Lessons for researchers:
- Always verify what question the data is answering and whether the sampling frame and geography match your research needs.
- Be cautious of sensational headlines or chart designs that oversimplify, mislead, or omit crucial caveats.
- Acknowledge limitations of secondary data and avoid overgeneralizing beyond the data’s scope.

Practical Takeaways and Key Messages

Four main takeaways from today:
- Understand the data type: primary vs secondary, and the role of methodology in evaluating data quality.
- Assess the sampling design: sample size, randomness, geography, and framing; these determine the data’s representativeness and reliability.
- Evaluate sources critically: question the data’s origin, purpose, and potential biases; examine margins of error and confidence intervals when available.
- Recognize the limitations of secondary data: it may not answer why something happens, and sometimes primary data is needed to uncover underlying causes.
Reading and assignments: engage with readings and Blackboard materials; focus on survey concepts and evaluating data sources.
Practical exercise: a quick field test – ask three people about a question (e.g., which destination wins) to illustrate whether a tiny sample can reflect broader public opinion.

Quick Practice: Three-Person Survey Exercise

Task: Ask three people you encounter (e.g., at the beach or in the mountains) which destination they prefer and why.
Critical question: Do you think results from just three people reflect the view of the overall public?
- Use this to discuss limitations of small samples and the importance of broader sampling for generalizable conclusions.

Formative Connections: Why This Matters in Research Practice

Ethical and philosophical considerations:
- Respect for data integrity: avoid misrepresenting data or cherry-picking results to fit a narrative.
- Skepticism in the face of vested interests: sources with a stake in outcomes require scrutiny of methodology and potential bias.
- Humility in research: always be prepared to discover information that contradicts your initial assumptions.
Foundational principles linked to today’s topics:
- Representativeness and generalizability: the alignment between sample and population.
- Sampling theory: the relationship between sample size, randomness, bias, and the reliability of inferences.
- The role of secondary data: a starting point for understanding a topic, guiding design, and identifying gaps for targeted primary data collection.

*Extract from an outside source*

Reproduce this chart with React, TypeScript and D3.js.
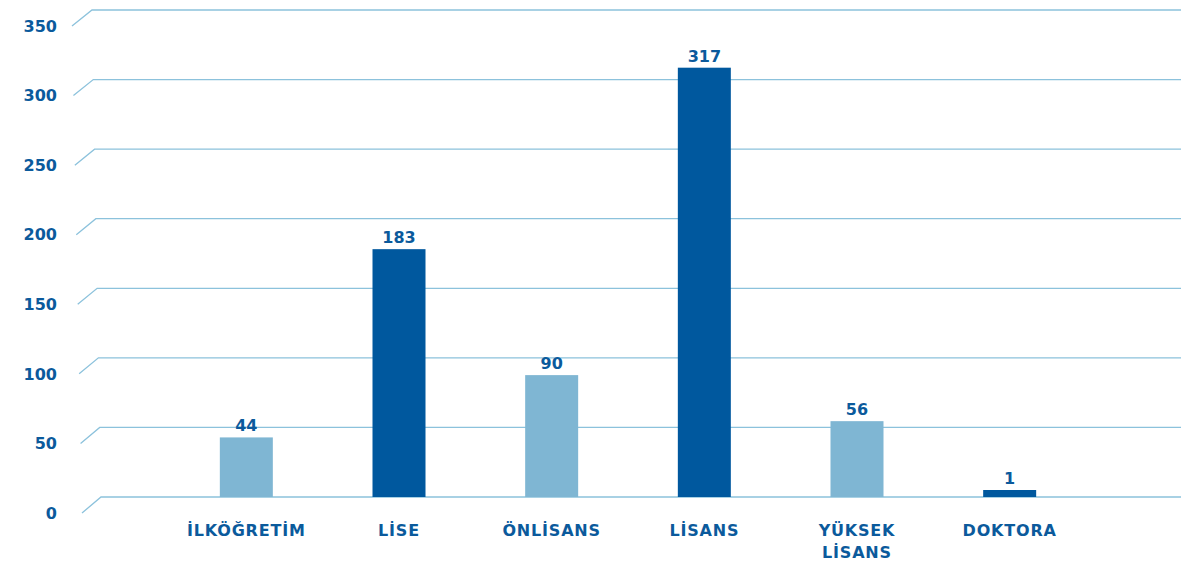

Recap: Key Concepts and Formulas to Remember

Primary vs Secondary data definitions and purposes.
Representativeness and randomness: what makes a sample reflect the population?
Statistical significance vs practical significance.
Margin of error for a proportion (large population):
- $MOE = z_{\,\alpha/2} \sqrt{\frac{p(1-p)}{n}}$
- Where: $n$ = sample size, $p$ = estimated proportion, $z_{\alpha/2}$ = z-score for the desired confidence level.
- If $p$ unknown, use the conservative estimate $p = 0.5$ to maximize $MOE$.
Real-world constraints: cost, feasibility, and trade-offs in designing surveys (e.g., $5 per completion, large-scale nationwide sampling costs).
Critical evaluation questions for data sources:
- What is the sampling frame and geography?
- How was randomness achieved and was there any nonresponse bias?
- What is the sample size and margin of error? Is it reported?
- Who funded the study, and could there be vested interests?
- What is the exact question wording and potential measurement bias?
Practical nuance: secondary data can be misinterpreted if the question it answers differs from your research question; always align data source with your research objective.

Next Steps and Preparedness

Review the APR Research Portal and explore at least three sources relevant to a potential project.
Practice evaluating a secondary data source by identifying its population, sampling method, and stated limitations.
Prepare a short reflection on how you would design a primary study to answer a why-question that secondary data cannot, using insights from today’s lecture.